I am somewhat confused about the connection between the dimension of tangent spaces and the definition of tangent vectors:
Let's say we have a d-dimensional differentiable manifold $M^d$. Further, consider its tangent space $T_p M^d$ at a point $p \in M^d$. According to Königsberger (p. 120) $T_p M^d$ is a vector space with dimension $d$. That is, $T_p M^d$ has the same dimension as $M^d$.
Example: Consider a surface in the $\mathbb{R}^3$, i.e. $M^2$ is an open set embedded in $\mathbb{R}^3$. Following Königsberger, every $T_p M^2$ is 2-dimensional.
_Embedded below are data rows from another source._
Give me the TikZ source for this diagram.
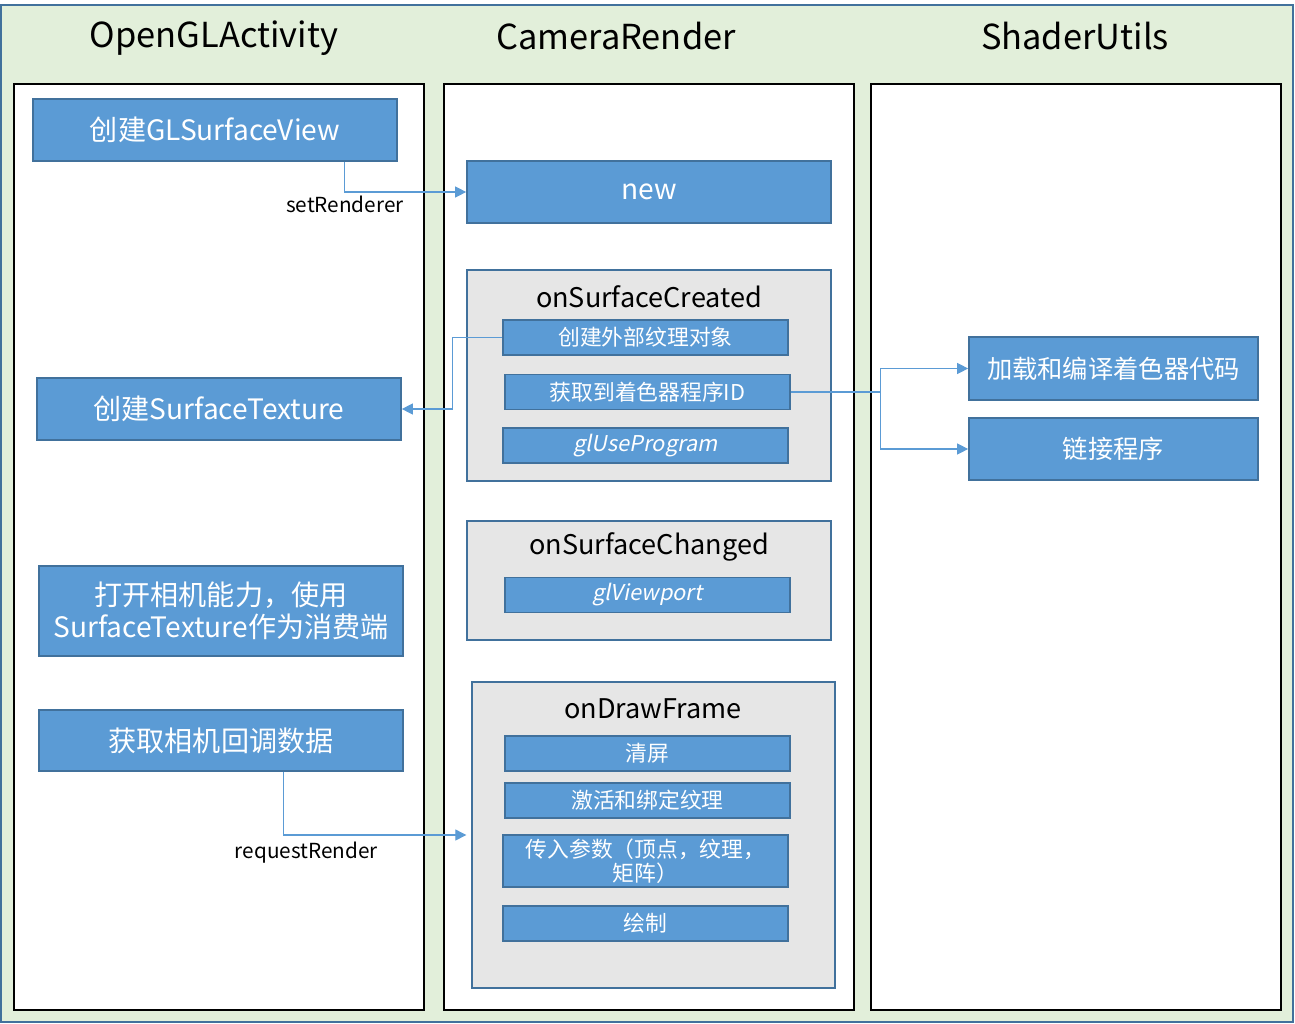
\documentclass[tikz,border=0pt]{standalone}
\usepackage{fontspec}
\setmainfont{Noto Sans CJK SC}[ItalicFont=Noto Sans CJK SC, ItalicFeatures={FakeSlant=0.2}]
\usepackage{xcolor}
\usetikzlibrary{positioning,arrows.meta}

\definecolor{bgGreen}{HTML}{E2EFDA}
\definecolor{frameBlue}{HTML}{41719C}
\definecolor{boxBlue}{HTML}{5B9BD5}
\definecolor{panelGray}{HTML}{E6E6E6}

\begin{document}
\begin{tikzpicture}[x=0.02cm, y=-0.02cm,
	column/.style={draw=black, fill=white, line width=1.1pt},
	step box/.style={rectangle, fill=boxBlue, draw=frameBlue, line width=1pt,
		text=white, inner sep=0pt, align=center, font=\fontsize{16}{18.5}\selectfont},
	small box/.style={step box, minimum width=5.7cm, minimum height=0.7cm,
		font=\fontsize{12.4}{14}\selectfont},
	panel/.style={rectangle, fill=panelGray, draw=frameBlue, line width=0.8pt, inner sep=0pt},
	title/.style={font=\fontsize{19.6}{22}\selectfont},
	panel title/.style={font=\fontsize{15.4}{18}\selectfont},
	conn/.style={draw=boxBlue, line width=0.6pt, -{Triangle[length=2.2mm,width=2.2mm]}},
	label/.style={font=\fontsize{11.8}{13}\selectfont}
]
	\useasboundingbox (0,0) rectangle (1295,1024);
	\draw[fill=bgGreen, draw=frameBlue, line width=1.2pt] (1,5) rectangle (1293,1022);

	% columns
	\draw[column] (14,84) rectangle (424,1010);
	\draw[column] (444,84) rectangle (854,1010);
	\draw[column] (871,84) rectangle (1281,1010);
	\node[title] (tAct) at (214,38) {OpenGLActivity};
	\node[title] (tRen) at (616,36) {CameraRender};
	\node[title] (tSha) at (1075,36) {ShaderUtils};

	% OpenGLActivity
	\node[step box, minimum width=7.28cm, minimum height=1.24cm] (glsv) at (215,130) {创建GLSurfaceView};
	\node[step box, minimum width=7.28cm, minimum height=1.24cm] (st) at (219,409) {创建SurfaceTexture};
	\node[step box, minimum width=7.28cm, minimum height=1.8cm] (cam) at (221,611) {打开相机能力，使用\\SurfaceTexture作为消费端};
	\node[step box, minimum width=7.28cm, minimum height=1.22cm] (cb) at (221,740.5) {获取相机回调数据};

	% CameraRender
	\node[step box, minimum width=7.28cm, minimum height=1.24cm] (newr) at (649,192) {new};

	\node[panel, minimum width=7.28cm, minimum height=4.22cm] (created) at (649,375.5) {};
	\node[panel title] (tCreated) at (649,297) {onSurfaceCreated};
	\node[small box] (ext) at (645.5,337.5) {创建外部纹理对象};
	\node[small box] (prog) at (647.5,392) {获取到着色器程序ID};
	\node[small box] (use) at (645.5,445.5) {\itshape glUseProgram};

	\node[panel, minimum width=7.28cm, minimum height=2.38cm] (changed) at (649,580.5) {};
	\node[panel title] (tChanged) at (649,547) {onSurfaceChanged};
	\node[small box] (viewport) at (647.5,595) {\itshape glViewport};

	\node[panel, minimum width=7.26cm, minimum height=6.12cm] (frame) at (653.5,835) {};
	\node[panel title] (tFrame) at (653,709) {onDrawFrame};
	\node[small box] (clear) at (647.5,753.5) {清屏};
	\node[small box] (bind) at (647.5,800.5) {激活和绑定纹理};
	\node[small box, minimum height=1.04cm, font=\fontsize{12.4}{13.5}\selectfont] (params) at (645.5,861) {传入参数（顶点，纹理，\\矩阵）};
	\node[small box] (paint) at (645.5,923.5) {绘制};

	% ShaderUtils
	\node[step box, minimum width=5.78cm, minimum height=1.26cm, font=\fontsize{14.4}{17}\selectfont] (load) at (1113.5,368.5) {加载和编译着色器代码};
	\node[step box, minimum width=5.78cm, minimum height=1.24cm, font=\fontsize{14.4}{17}\selectfont] (link) at (1113.5,449) {链接程序};

	% connectors
	\draw[conn] ([xshift=-1.06cm]glsv.south east) |- (newr.west)
		node[pos=0.5, below, label, text=black, yshift=1.5pt] {setRenderer};
	\draw[conn] (ext.west) -- ++(-1cm,0) |- (st.east);
	\draw[conn] (prog.east) -- ++(1.8cm,0) |- (load.west);
	\draw[conn] (prog.east) -- ++(1.8cm,0) |- (link.west);
	\draw[conn] ([xshift=-2.4cm]cb.south east) |- ([xshift=-0.1cm]frame.west)
		node[pos=0.5, below, label, text=black, xshift=0.45cm, yshift=-0.5pt] {requestRender};
\end{tikzpicture}
\end{document}
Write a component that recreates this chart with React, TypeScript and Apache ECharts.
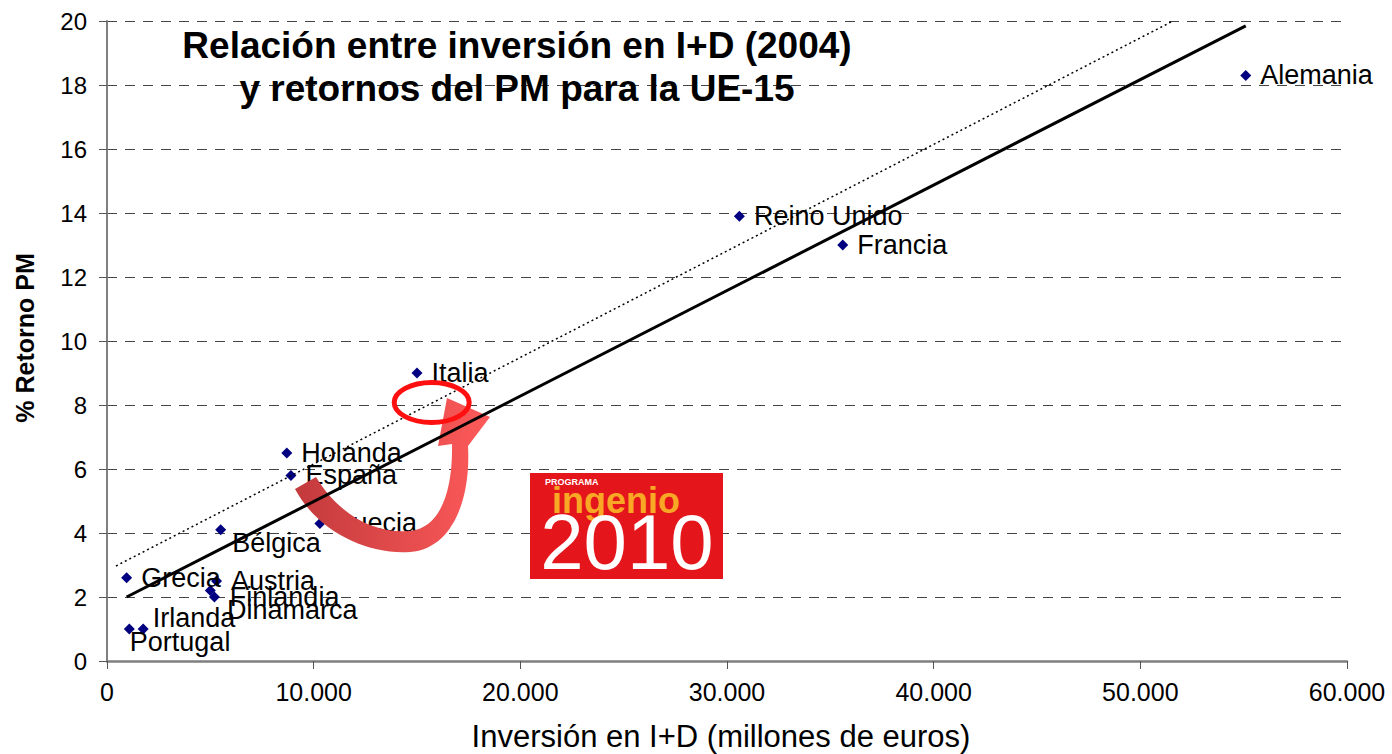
import React, { useEffect, useRef } from 'react';
import * as echarts from 'echarts';

// ---- data ----
const countries = ['Alemania', 'Reino Unido', 'Francia', 'Italia', 'Holanda', 'España', 'Suecia', 'Bélgica', 'Grecia', 'Austria', 'Finlandia', 'Dinamarca', 'Irlanda', 'Portugal'];
const investment = [55100, 30600, 35600, 15000, 8700, 8900, 10300, 5500, 950, 5300, 5000, 5200, 1750, 1080];
const returns = [18.3, 13.9, 13.0, 9.0, 6.5, 5.8, 4.3, 4.1, 2.6, 2.5, 2.2, 2.0, 1.0, 1.0];
const trendX = [950, 55100];
const trendY = [2.0, 19.85];
const upperX = [435, 51580];
const upperY = [2.97, 20];
const titleLines = ['Relación entre inversión en I+D (2004)', 'y retornos del PM para la UE-15'];
const xName = 'Inversión en I+D (millones de euros)';
const yName = '% Retorno PM';

// ---- label placement (style) ----
const labelOffsets: Record<string, [number, number]> = {
  'Bélgica': [-3, 13],
  'Finlandia': [5, 6],
  'Dinamarca': [-2, 13],
  'Irlanda': [-5, -11],
  'Portugal': [-14, 13],
};

const FONT = '"Liberation Sans", Arial, sans-serif';

const arrowPath =
  'M 295 489 C 318 532 368 555 410 552 C 452 549 471 500 468 446 ' +
  'L 490 417 L 447 398 L 438 446 L 452 444 ' +
  'C 453 492 440 528 410 531 C 372 534 338 513 316 477 Z';
echarts.graphic.registerShape('curvedArrow', echarts.graphic.extendPath(arrowPath, {}) as any);

const fmtThousands = (v: number) => String(v).replace(/\B(?=(\d{3})+(?!\d))/g, '.');

export default function App() {
  const ref = useRef<HTMLDivElement>(null);
  useEffect(() => {
    if (!ref.current) return;
    const chart = echarts.init(ref.current, undefined, { renderer: 'svg' });
    const scatterData = countries.map((name, i) => {
      const off = labelOffsets[name];
      const item: any = { name, value: [investment[i], returns[i]] };
      if (off) item.label = { offset: off };
      return item;
    });
    chart.setOption({
      animation: false,
      backgroundColor: '#fff',
      grid: { left: 107, right: 45, top: 21, bottom: 93, containLabel: false },
      xAxis: {
        type: 'value', min: 0, max: 60000, interval: 10000,
        axisLine: { show: true, onZero: false, lineStyle: { color: '#7f7f7f', width: 2.5 } },
        axisTick: { show: true, length: 8, lineStyle: { color: '#555', width: 1 } },
        axisLabel: { color: '#000', fontSize: 25, fontFamily: FONT, margin: 18, formatter: (v: number) => fmtThousands(v) },
        splitLine: { show: false },
      },
      yAxis: {
        type: 'value', min: 0, max: 20, interval: 2,
        axisLine: { show: true, onZero: false, lineStyle: { color: '#7f7f7f', width: 2 } },
        axisTick: { show: true, length: 8, lineStyle: { color: '#555', width: 1 } },
        axisLabel: { color: '#000', fontSize: 24, fontFamily: FONT, margin: 20 },
        splitLine: { show: true, lineStyle: { color: '#444', width: 1, type: [10, 8] } },
      },
      series: [
        {
          type: 'line', data: trendX.map((x, i) => [x, trendY[i]]), symbol: 'none', z: 20,
          lineStyle: { color: '#000', width: 3 }, silent: true,
        },
        {
          type: 'line', data: upperX.map((x, i) => [x, upperY[i]]), symbol: 'none', z: 5,
          lineStyle: { color: '#000', width: 1.5, type: [2, 3] }, silent: true,
        },
        {
          type: 'scatter', data: scatterData, symbol: 'diamond', symbolSize: 11, z: 3,
          itemStyle: { color: '#000080', opacity: 1 },
          label: {
            show: true, position: 'right', distance: 9, color: '#000',
            fontSize: 27, fontFamily: FONT, formatter: (p: any) => p.name,
          },
        },
      ],
      graphic: [
        {
          type: 'curvedArrow', x: 0, y: 0, z: 10,
          style: {
            fill: new echarts.graphic.LinearGradient(0, 0, 1, 0, [
              { offset: 0, color: '#c23a3c' },
              { offset: 1, color: '#ff5a5a' },
            ]),
          },
        },
        {
          type: 'ellipse', z: 11,
          shape: { cx: 431.7, cy: 402.5, rx: 37.5, ry: 20 },
          style: { fill: 'none', stroke: '#ff1010', lineWidth: 5 },
        },
        {
          type: 'rect', z: 30, shape: { x: 530, y: 473, width: 193, height: 106 },
          style: { fill: '#e4151b' },
        },
        {
          type: 'text', z: 31, x: 545, y: 482,
          style: { text: 'PROGRAMA', fill: '#fff', fontSize: 9, fontWeight: 'bold', fontFamily: FONT, align: 'left', verticalAlign: 'middle' },
        },
        {
          type: 'text', z: 31, x: 616, y: 500,
          style: { text: 'ingenio', fill: '#f9a825', fontSize: 36, fontWeight: 'bold', fontFamily: FONT, align: 'center', verticalAlign: 'middle' },
        },
        {
          type: 'text', z: 31, x: 627, y: 542,
          style: { text: '2010', fill: '#fff', fontSize: 78, fontFamily: FONT, align: 'center', verticalAlign: 'middle' },
        },
        {
          type: 'text', z: 40, x: 517, y: 45,
          style: { text: titleLines[0], fill: '#000', fontSize: 37, fontWeight: 'bold', fontFamily: FONT, align: 'center', verticalAlign: 'middle' },
        },
        {
          type: 'text', z: 40, x: 517, y: 88,
          style: { text: titleLines[1], fill: '#000', fontSize: 37, fontWeight: 'bold', fontFamily: FONT, align: 'center', verticalAlign: 'middle' },
        },
        {
          type: 'text', z: 40, x: 721, y: 736,
          style: { text: xName, fill: '#000', fontSize: 31, fontFamily: FONT, align: 'center', verticalAlign: 'middle' },
        },
        {
          type: 'text', z: 40, x: 25, y: 338, rotation: Math.PI / 2,
          style: { text: yName, fill: '#000', fontSize: 25, fontWeight: 'bold', fontFamily: FONT, align: 'center', verticalAlign: 'middle' },
        },
      ],
    });
    return () => chart.dispose();
  }, []);
  return <div ref={ref} style={{ position: 'absolute', left: 0, top: 0, width: 1392, height: 754 }} />;
}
Hence, $\forall X \in T_p M^2: X \in \mathbb{R}^2$. This makes sense as we know the (affine) tangent space coincides with the tangent plane in this case.
Bredon (p.76f.) defines the tangent vector as a differential operator on the germ of a smooth function $f: U \subset M \rightarrow \mathbb{R}$:
$$ D_{\gamma}(f) = \sum_{i=1}^n \frac{d \gamma_i}{d t} \frac{\partial }{\partial x_i} f\, \Bigg|_{t=0},$$
where $\gamma = (\gamma_i(t), …, \gamma_n(t))$ represents a smooth curve in $M$. He defines the tangent space as
$$T_p M = \{D_{\gamma}\, |\, \gamma(0) = p\}$$
Point of confusion: Because $f \in C^{\infty}(M, \mathbb{R})$ it follows that $D_{\gamma}(f) \in \mathbb{R}$ irrespective of the dimensionality of $M$. This contradicts what Königsberger said (and also the example).
My thought on that: Define $D_{\gamma}$ on the germ of functions $f \in C^{\infty}(M, \mathbb{R}^d)$ such that $D_{\gamma}(f) \in \mathbb{R}^d$. However, as I am fairly new to this topic, I am unsure whether something like this would be possible.
Best Answer
Of course $D_{\gamma}$ evaluated on a function is a number, but the members of tangent space are actually the differential operators on the function. Roughly speaking if the space is n-dimensional, then you can move in n-different direction in the space, that means n- different directions you can take the derivative.
Hence, dimension of manifold=dimension of Tp